» **Your task**:
Would you quote every entry exactly, dropping only the pictures?

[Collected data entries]
##############################
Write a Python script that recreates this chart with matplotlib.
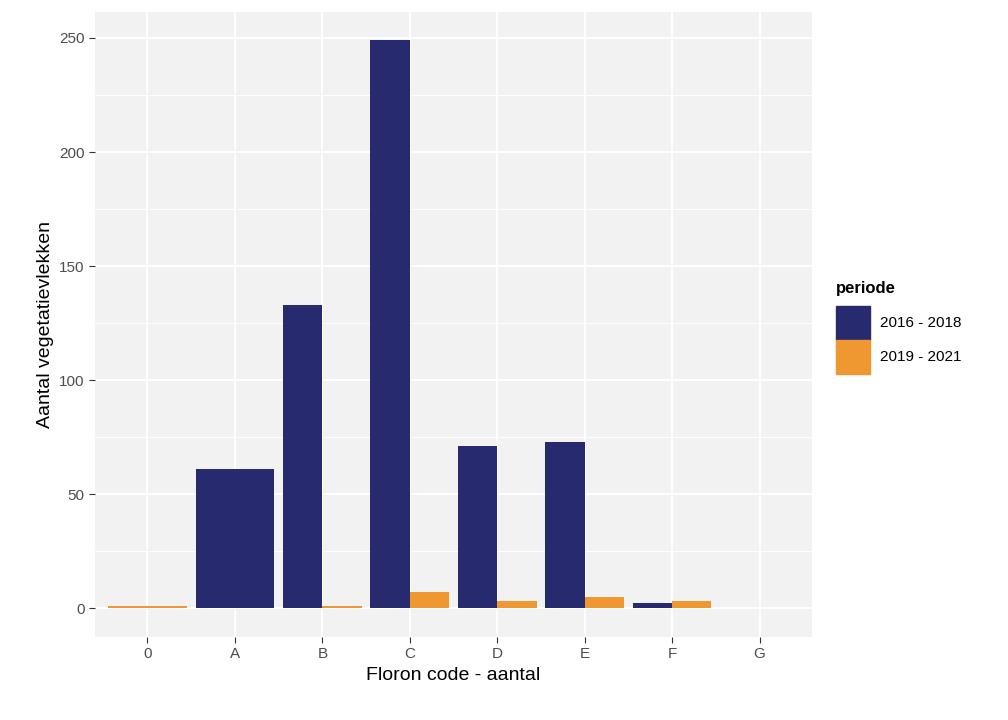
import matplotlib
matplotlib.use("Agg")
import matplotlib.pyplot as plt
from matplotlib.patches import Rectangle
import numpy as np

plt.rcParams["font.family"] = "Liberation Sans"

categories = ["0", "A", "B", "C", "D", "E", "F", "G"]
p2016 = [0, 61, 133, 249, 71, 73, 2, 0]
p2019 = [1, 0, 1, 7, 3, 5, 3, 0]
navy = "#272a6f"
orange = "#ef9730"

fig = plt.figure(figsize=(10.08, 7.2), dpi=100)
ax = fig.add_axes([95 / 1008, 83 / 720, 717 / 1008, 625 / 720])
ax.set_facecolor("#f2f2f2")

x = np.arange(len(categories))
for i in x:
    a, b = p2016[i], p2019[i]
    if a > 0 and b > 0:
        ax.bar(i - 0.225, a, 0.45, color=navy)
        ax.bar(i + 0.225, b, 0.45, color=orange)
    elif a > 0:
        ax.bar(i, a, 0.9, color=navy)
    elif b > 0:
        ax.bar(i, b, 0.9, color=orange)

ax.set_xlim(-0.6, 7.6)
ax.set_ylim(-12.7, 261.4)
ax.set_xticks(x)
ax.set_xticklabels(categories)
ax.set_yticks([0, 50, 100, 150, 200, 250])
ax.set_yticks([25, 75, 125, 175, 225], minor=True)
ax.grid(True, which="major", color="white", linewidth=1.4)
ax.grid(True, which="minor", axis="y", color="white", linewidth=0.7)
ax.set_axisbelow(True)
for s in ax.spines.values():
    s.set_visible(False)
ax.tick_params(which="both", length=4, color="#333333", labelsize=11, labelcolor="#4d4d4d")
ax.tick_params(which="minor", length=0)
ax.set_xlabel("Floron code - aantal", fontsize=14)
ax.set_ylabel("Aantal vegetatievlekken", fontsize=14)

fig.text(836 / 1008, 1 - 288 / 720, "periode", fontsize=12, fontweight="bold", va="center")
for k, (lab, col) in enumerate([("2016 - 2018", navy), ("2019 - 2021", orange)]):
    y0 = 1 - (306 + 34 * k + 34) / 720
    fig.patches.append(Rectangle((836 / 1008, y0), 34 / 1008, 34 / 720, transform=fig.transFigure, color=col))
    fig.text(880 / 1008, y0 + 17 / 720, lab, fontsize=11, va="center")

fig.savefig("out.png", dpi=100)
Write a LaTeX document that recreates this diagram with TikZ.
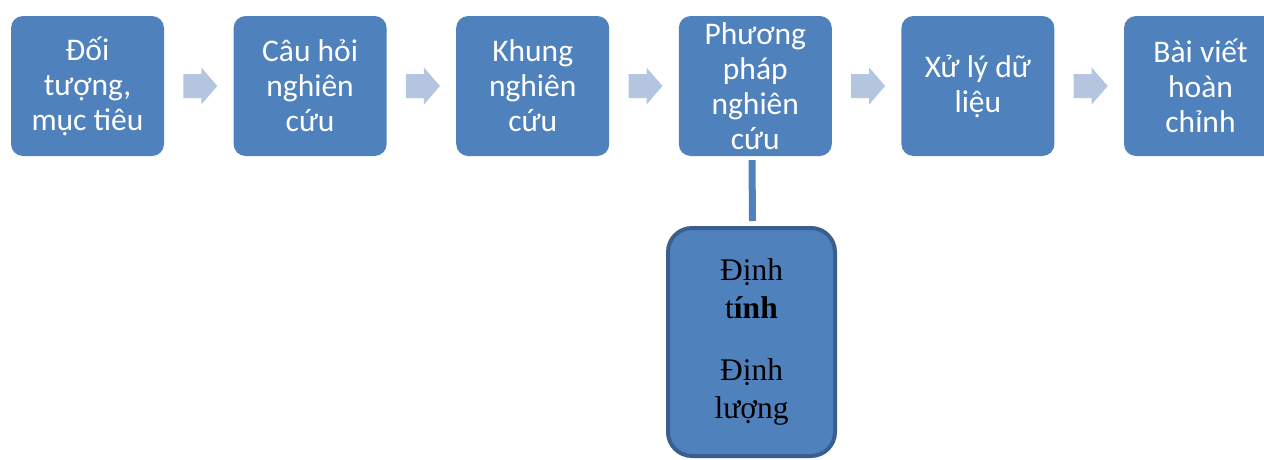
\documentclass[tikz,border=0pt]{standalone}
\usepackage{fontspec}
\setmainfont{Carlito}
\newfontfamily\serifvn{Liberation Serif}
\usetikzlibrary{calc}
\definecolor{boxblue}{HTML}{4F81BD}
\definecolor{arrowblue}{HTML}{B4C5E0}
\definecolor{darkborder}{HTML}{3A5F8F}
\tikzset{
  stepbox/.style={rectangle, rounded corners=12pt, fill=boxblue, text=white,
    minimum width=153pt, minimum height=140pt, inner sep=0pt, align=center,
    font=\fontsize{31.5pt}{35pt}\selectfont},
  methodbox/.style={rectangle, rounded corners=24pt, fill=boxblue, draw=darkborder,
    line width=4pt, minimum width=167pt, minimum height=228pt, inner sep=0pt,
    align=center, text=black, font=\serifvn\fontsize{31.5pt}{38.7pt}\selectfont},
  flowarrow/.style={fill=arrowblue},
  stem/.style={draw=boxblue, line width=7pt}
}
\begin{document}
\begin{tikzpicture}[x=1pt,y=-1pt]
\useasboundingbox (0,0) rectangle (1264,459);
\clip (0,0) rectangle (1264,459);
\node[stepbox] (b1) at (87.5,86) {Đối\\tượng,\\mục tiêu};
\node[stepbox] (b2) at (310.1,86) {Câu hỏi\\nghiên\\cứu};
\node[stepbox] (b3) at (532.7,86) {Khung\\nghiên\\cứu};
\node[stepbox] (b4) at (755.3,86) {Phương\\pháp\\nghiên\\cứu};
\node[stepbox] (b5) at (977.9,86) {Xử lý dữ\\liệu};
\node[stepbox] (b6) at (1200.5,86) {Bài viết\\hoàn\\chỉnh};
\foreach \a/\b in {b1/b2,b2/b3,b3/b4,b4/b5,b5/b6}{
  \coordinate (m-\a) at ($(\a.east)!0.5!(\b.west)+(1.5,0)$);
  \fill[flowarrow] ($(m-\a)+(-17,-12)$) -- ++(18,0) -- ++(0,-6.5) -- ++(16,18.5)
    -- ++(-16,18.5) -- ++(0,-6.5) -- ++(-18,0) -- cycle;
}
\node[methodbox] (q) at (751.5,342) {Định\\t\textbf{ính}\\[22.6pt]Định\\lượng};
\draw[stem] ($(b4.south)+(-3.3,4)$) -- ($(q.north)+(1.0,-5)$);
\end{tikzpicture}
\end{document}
##############################
» **Solution below**:
Write a Python script that recreates this chart with matplotlib.
import matplotlib
matplotlib.use("Agg")
import matplotlib.pyplot as plt
from matplotlib.patches import Rectangle
import numpy as np

plt.rcParams["font.family"] = "Liberation Sans"

categories = ["0", "A", "B", "C", "D", "E", "F", "G"]
p2016 = [0, 61, 133, 249, 71, 73, 2, 0]
p2019 = [1, 0, 1, 7, 3, 5, 3, 0]
navy = "#272a6f"
orange = "#ef9730"

fig = plt.figure(figsize=(10.08, 7.2), dpi=100)
ax = fig.add_axes([95 / 1008, 83 / 720, 717 / 1008, 625 / 720])
ax.set_facecolor("#f2f2f2")

x = np.arange(len(categories))
for i in x:
    a, b = p2016[i], p2019[i]
    if a > 0 and b > 0:
        ax.bar(i - 0.225, a, 0.45, color=navy)
        ax.bar(i + 0.225, b, 0.45, color=orange)
    elif a > 0:
        ax.bar(i, a, 0.9, color=navy)
    elif b > 0:
        ax.bar(i, b, 0.9, color=orange)

ax.set_xlim(-0.6, 7.6)
ax.set_ylim(-12.7, 261.4)
ax.set_xticks(x)
ax.set_xticklabels(categories)
ax.set_yticks([0, 50, 100, 150, 200, 250])
ax.set_yticks([25, 75, 125, 175, 225], minor=True)
ax.grid(True, which="major", color="white", linewidth=1.4)
ax.grid(True, which="minor", axis="y", color="white", linewidth=0.7)
ax.set_axisbelow(True)
for s in ax.spines.values():
    s.set_visible(False)
ax.tick_params(which="both", length=4, color="#333333", labelsize=11, labelcolor="#4d4d4d")
ax.tick_params(which="minor", length=0)
ax.set_xlabel("Floron code - aantal", fontsize=14)
ax.set_ylabel("Aantal vegetatievlekken", fontsize=14)

fig.text(836 / 1008, 1 - 288 / 720, "periode", fontsize=12, fontweight="bold", va="center")
for k, (lab, col) in enumerate([("2016 - 2018", navy), ("2019 - 2021", orange)]):
    y0 = 1 - (306 + 34 * k + 34) / 720
    fig.patches.append(Rectangle((836 / 1008, y0), 34 / 1008, 34 / 720, transform=fig.transFigure, color=col))
    fig.text(880 / 1008, y0 + 17 / 720, lab, fontsize=11, va="center")

fig.savefig("out.png", dpi=100)
Write a LaTeX document that recreates this diagram with TikZ.
\documentclass[tikz,border=0pt]{standalone}
\usepackage{fontspec}
\setmainfont{Carlito}
\newfontfamily\serifvn{Liberation Serif}
\usetikzlibrary{calc}
\definecolor{boxblue}{HTML}{4F81BD}
\definecolor{arrowblue}{HTML}{B4C5E0}
\definecolor{darkborder}{HTML}{3A5F8F}
\tikzset{
  stepbox/.style={rectangle, rounded corners=12pt, fill=boxblue, text=white,
    minimum width=153pt, minimum height=140pt, inner sep=0pt, align=center,
    font=\fontsize{31.5pt}{35pt}\selectfont},
  methodbox/.style={rectangle, rounded corners=24pt, fill=boxblue, draw=darkborder,
    line width=4pt, minimum width=167pt, minimum height=228pt, inner sep=0pt,
    align=center, text=black, font=\serifvn\fontsize{31.5pt}{38.7pt}\selectfont},
  flowarrow/.style={fill=arrowblue},
  stem/.style={draw=boxblue, line width=7pt}
}
\begin{document}
\begin{tikzpicture}[x=1pt,y=-1pt]
\useasboundingbox (0,0) rectangle (1264,459);
\clip (0,0) rectangle (1264,459);
\node[stepbox] (b1) at (87.5,86) {Đối\\tượng,\\mục tiêu};
\node[stepbox] (b2) at (310.1,86) {Câu hỏi\\nghiên\\cứu};
\node[stepbox] (b3) at (532.7,86) {Khung\\nghiên\\cứu};
\node[stepbox] (b4) at (755.3,86) {Phương\\pháp\\nghiên\\cứu};
\node[stepbox] (b5) at (977.9,86) {Xử lý dữ\\liệu};
\node[stepbox] (b6) at (1200.5,86) {Bài viết\\hoàn\\chỉnh};
\foreach \a/\b in {b1/b2,b2/b3,b3/b4,b4/b5,b5/b6}{
  \coordinate (m-\a) at ($(\a.east)!0.5!(\b.west)+(1.5,0)$);
  \fill[flowarrow] ($(m-\a)+(-17,-12)$) -- ++(18,0) -- ++(0,-6.5) -- ++(16,18.5)
    -- ++(-16,18.5) -- ++(0,-6.5) -- ++(-18,0) -- cycle;
}
\node[methodbox] (q) at (751.5,342) {Định\\t\textbf{ính}\\[22.6pt]Định\\lượng};
\draw[stem] ($(b4.south)+(-3.3,4)$) -- ($(q.north)+(1.0,-5)$);
\end{tikzpicture}
\end{document}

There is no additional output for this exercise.